Lukas Vischer, also did some work around this verse, and John Calvin
The question is: What does it mean to be church, for ecclesiology in difficult times.
The touchstone, Botman argues, is acceptance of each other. A person might feel accepted or tolerated and then they want to understand why I am accepted. Why me ? Could it be because I am like them, more palatable then others ? Is there a catch, for whose benefits? Acceptance in unity has only one goal- the glory of God;
But then he warns that an exclusive acceptance is not what Paul is taking about; This kind of acceptance is rooted in the ‘volkskerk’ idea and the unity of the volkskerk. Out of this the next step is the unity of the volk, this is an exclusive unity. Common acceptance is violated in volkskerk.
Unrestrained acceptance is crucial; it leads to tension between learned and not-so learned, strong vs weak, i.e. a complex plurality. This living in a perpetual acceptance of each other ( of the other) is life in the uniting church, this is radical benchmark.
He then also referred to Phil 2: 5 e.v and the fact that church unity is tough, here we discover how we are to be one with Christ, we experience it: the united church is this sacred space to be a radical disciple. It is here that we experience three (3) challenges:
•church unity is a challenge to your status, in the world, over against others, on who is equal, etc;
•it challenge one’s love for one’s own culture; If you don’t feel this challenge, then maybe you have not been in the depth of unity; you are still on the surface;
•we are challenged to let go of what we had. Acceptance is costly love, it will cost you, not someone else; its not spiritual or theoretical, but comes at the costs of those involved; what is the second mile; what is still possible if we have to give up more, what is the extra mile ?
It means translating acceptance institutionally- we give it form and this struggle is as important as the work for equality, it is a struggle to come to terms with the fact that much of our diversity led to inequalities- these inequalities sit within the old structures ( old church), but it also sits within the (new?)uniting church;
Secondly unity feeds on the roots of justice. There can be no unity- if justice is not pursued.

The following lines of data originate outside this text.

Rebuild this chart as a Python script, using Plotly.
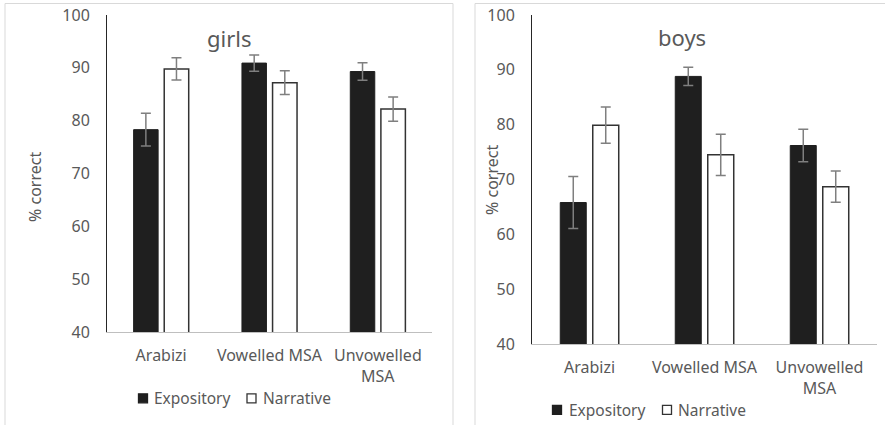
import plotly.graph_objects as go

# Reading conditions (x-axis categories)
categories = ["Arabizi", "Vowelled MSA", "Unvowelled<br>MSA"]

# Mean % correct and error bar half-widths, girls
girls_expository = [78.3, 90.9, 89.3]
girls_expository_err = [3.1, 1.55, 1.65]
girls_narrative = [89.8, 87.2, 82.2]
girls_narrative_err = [2.1, 2.25, 2.3]

# Mean % correct and error bar half-widths, boys
boys_expository = [65.8, 88.8, 76.2]
boys_expository_err = [4.75, 1.65, 2.95]
boys_narrative = [79.9, 74.5, 68.7]
boys_narrative_err = [3.3, 3.75, 2.85]

y_ticks = [40, 50, 60, 70, 80, 90, 100]
series_names = ["Expository", "Narrative"]

W, H = 885, 425
FONT = "Noto Sans"
GREY_TEXT = "#595959"
DARK = "#1f1f1f"
OUTLINE = "#333333"
ERR = "#7f7f7f"


def px(x):
    return x / W


def py(y):
    return 1 - y / H


def bar_pair(exp, exp_err, nar, nar_err, xa, ya):
    common = dict(xaxis=xa, yaxis=ya, showlegend=False)
    return [
        go.Bar(
            x=categories, y=exp, name=series_names[0],
            marker=dict(color=DARK, line=dict(color=DARK, width=1)),
            error_y=dict(type="data", array=exp_err, color=ERR, thickness=1.5, width=5),
            **common,
        ),
        go.Bar(
            x=categories, y=nar, name=series_names[1],
            marker=dict(color="white", line=dict(color=OUTLINE, width=1.5)),
            error_y=dict(type="data", array=nar_err, color=ERR, thickness=1.5, width=5),
            **common,
        ),
    ]


fig = go.Figure()
for t in bar_pair(girls_expository, girls_expository_err, girls_narrative,
                  girls_narrative_err, "x", "y"):
    fig.add_trace(t)
for t in bar_pair(boys_expository, boys_expository_err, boys_narrative,
                  boys_narrative_err, "x2", "y2"):
    fig.add_trace(t)

tickfont = dict(family=FONT, size=16, color=GREY_TEXT)
xaxis_common = dict(
    type="category", showgrid=False, zeroline=False, showline=True,
    linecolor="#bfbfbf", linewidth=1, ticks="", tickfont=tickfont,
    ticklabelstandoff=9, fixedrange=True, automargin=False,
)
yaxis_common = dict(
    range=[40, 100], tickvals=y_ticks, showgrid=False, zeroline=False,
    showline=True, linecolor="#262626", linewidth=1, ticks="",
    tickfont=tickfont, ticklabelstandoff=13, fixedrange=True, automargin=False,
)

shapes = [
    # panel frames
    dict(type="rect", xref="paper", yref="paper",
         x0=px(5), x1=px(453), y0=-0.05, y1=py(3.5),
         line=dict(color="#d9d9d9", width=1), layer="below"),
    dict(type="rect", xref="paper", yref="paper",
         x0=px(475), x1=1.05, y0=-0.05, y1=py(3.5),
         line=dict(color="#d9d9d9", width=1), layer="below"),
]

annotations = [
    dict(text="girls", xref="paper", yref="paper", x=px(229.5), y=py(38),
         showarrow=False, xanchor="center", yanchor="middle",
         font=dict(family=FONT, size=22, color=GREY_TEXT)),
    dict(text="boys", xref="paper", yref="paper", x=px(682), y=py(37),
         showarrow=False, xanchor="center", yanchor="middle",
         font=dict(family=FONT, size=22, color=GREY_TEXT)),
    dict(text="% correct", xref="paper", yref="paper", x=px(35), y=py(187),
         showarrow=False, textangle=-90, xanchor="center", yanchor="middle",
         font=dict(family=FONT, size=16, color=GREY_TEXT)),
    dict(text="% correct", xref="paper", yref="paper", x=px(492), y=py(180),
         showarrow=False, textangle=-90, xanchor="center", yanchor="middle",
         font=dict(family=FONT, size=16, color=GREY_TEXT)),
]

# Legend rows under each panel: (square left x, text left x) per series, row centre y
legend_rows = [
    ([(138.5, 152), (247, 260.5)], 398.3),
    ([(552.5, 567), (662.5, 676)], 409.8),
]
legend_fill = [(DARK, DARK), ("white", OUTLINE)]
for entries, cy in legend_rows:
    for (sx, tx), name, (fill, edge) in zip(entries, series_names, legend_fill):
        shapes.append(dict(
            type="rect", xref="paper", yref="paper",
            x0=px(sx), x1=px(sx + 9), y0=py(cy + 4.5), y1=py(cy - 4.5),
            fillcolor=fill, line=dict(color=edge, width=1.3),
        ))
        annotations.append(dict(
            text=name, xref="paper", yref="paper", x=px(tx), y=py(cy),
            showarrow=False, xanchor="left", yanchor="middle",
            font=dict(family=FONT, size=15.5, color=GREY_TEXT),
        ))

fig.update_layout(
    width=W, height=H,
    margin=dict(l=0, r=0, t=0, b=0, autoexpand=False),
    paper_bgcolor="white", plot_bgcolor="white",
    showlegend=False,
    barmode="group", bargap=0.435, bargroupgap=0.2,
    xaxis=dict(domain=[px(107), px(432)], anchor="y", **xaxis_common),
    yaxis=dict(domain=[py(332), py(15)], anchor="x", **yaxis_common),
    xaxis2=dict(domain=[px(532), px(877)], anchor="y2", **xaxis_common),
    yaxis2=dict(domain=[py(344), py(15)], anchor="x2", **yaxis_common),
    shapes=shapes,
    annotations=annotations,
)

fig.write_html("out.html")
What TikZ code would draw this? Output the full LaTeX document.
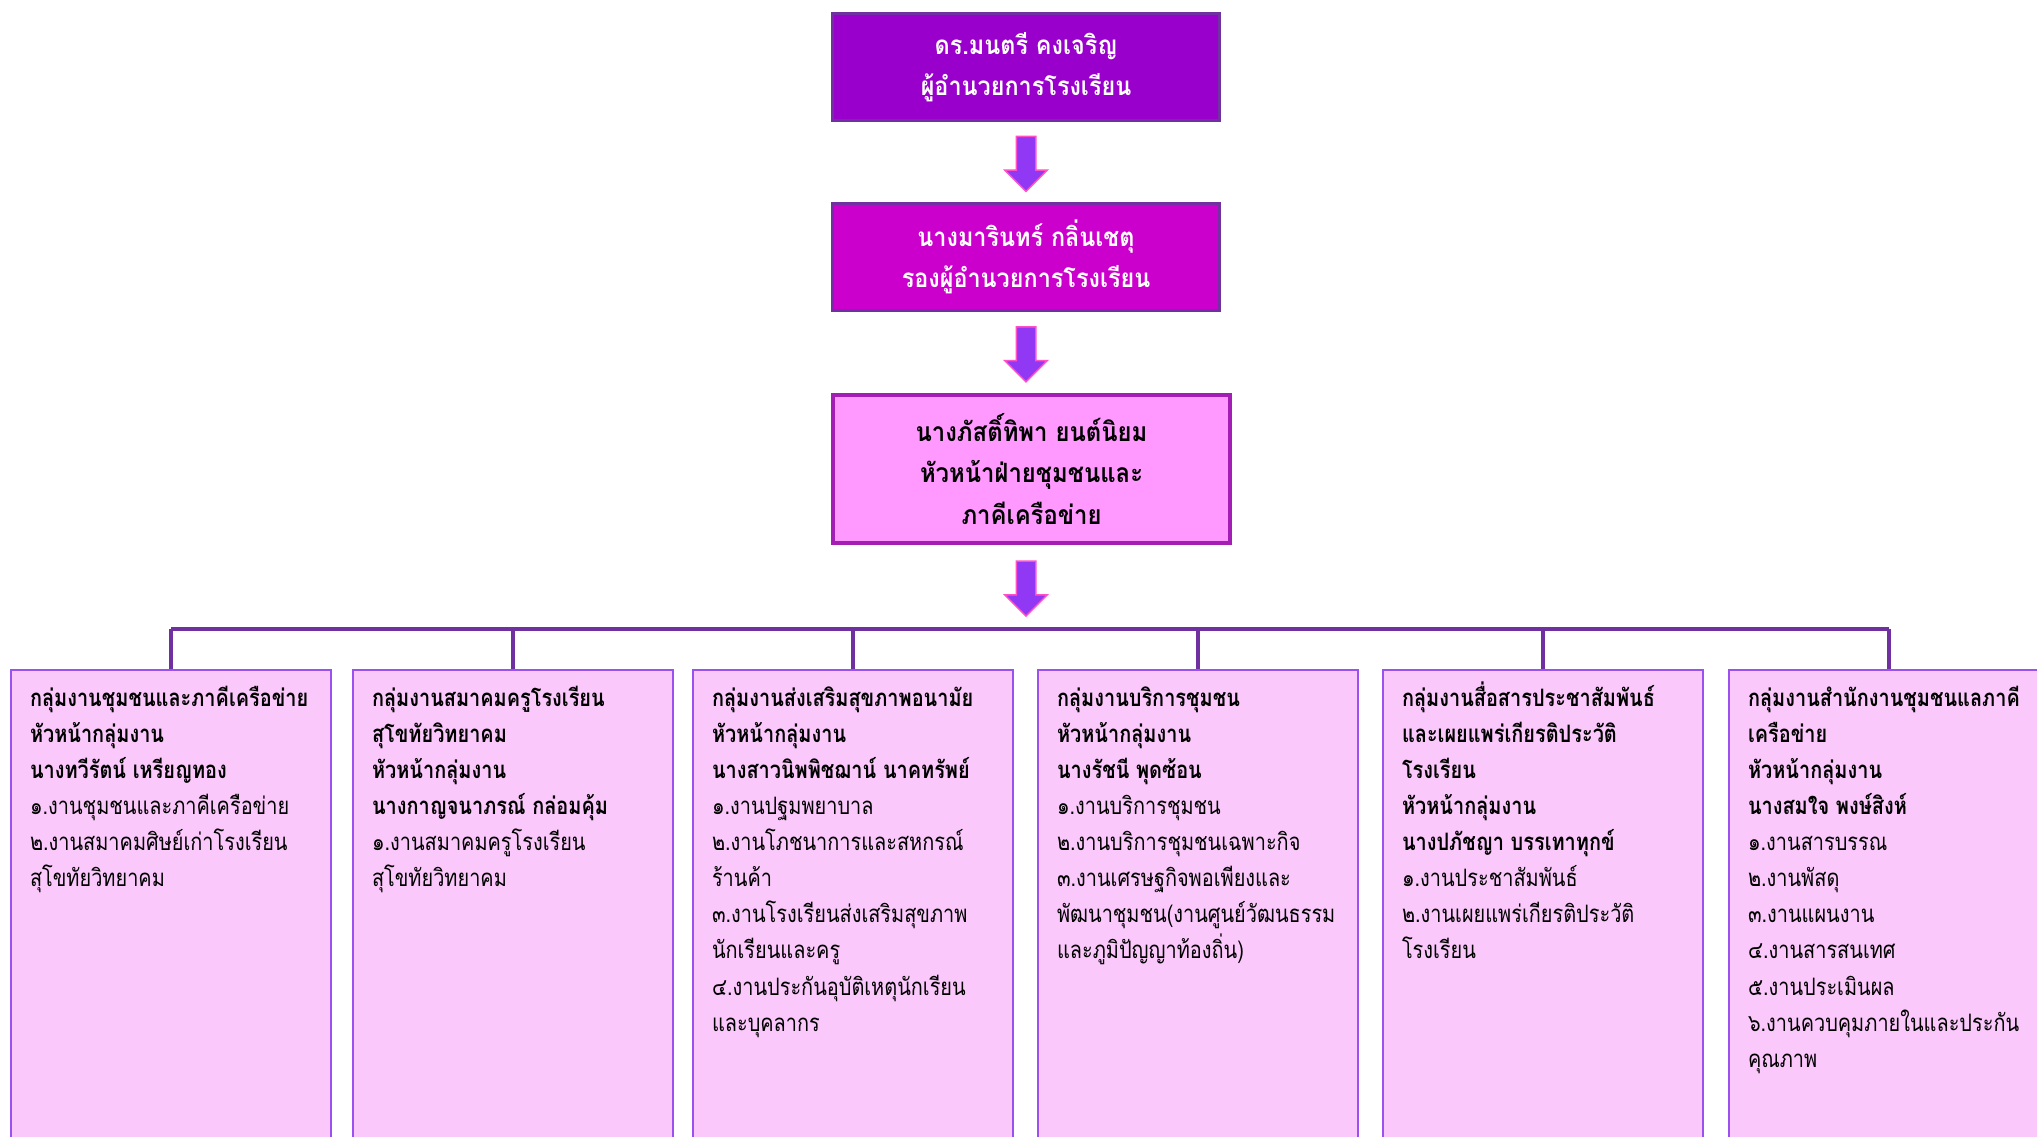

Then he grappled with a deep and critical challenge. He started with a question, I wonder", he said, why is Russel here ? We (my generation) have failed because we have failed to accept each other. I don’t think, maybe I deserve the honour to speak here because we (my generation) are part of this scandal. There is something rooted in my generation: we are at conflict, seen too much blood, we have perfected the art of exclusion- are we still of any use, should we not wait for the next generation? I think the next generation will be more Christ-like then my generation. So my generation must ask: what foundation can we lay so that gen next can faind church is the sacred place for the christlike experience;
He then went to the difficult unification process withn the NG family and stated:
In URCSA/NGK we have all difficult debates- Belhar- I am asking myself: is it possible that a community/church can get at a point where they cannot go any further; what if a church cannot look at history from the underside, or give up their whole hermeneutics- where the volkskerk is still in it too much ( is the current generation at the end ?)
If you take many issues in Belhar; justice is a matter of faith, not simply a matter of ethics; does the NG kerk has the theological roots to accept these ?
These are critical questions for all Christian faithcommunities, in pursuit of unification.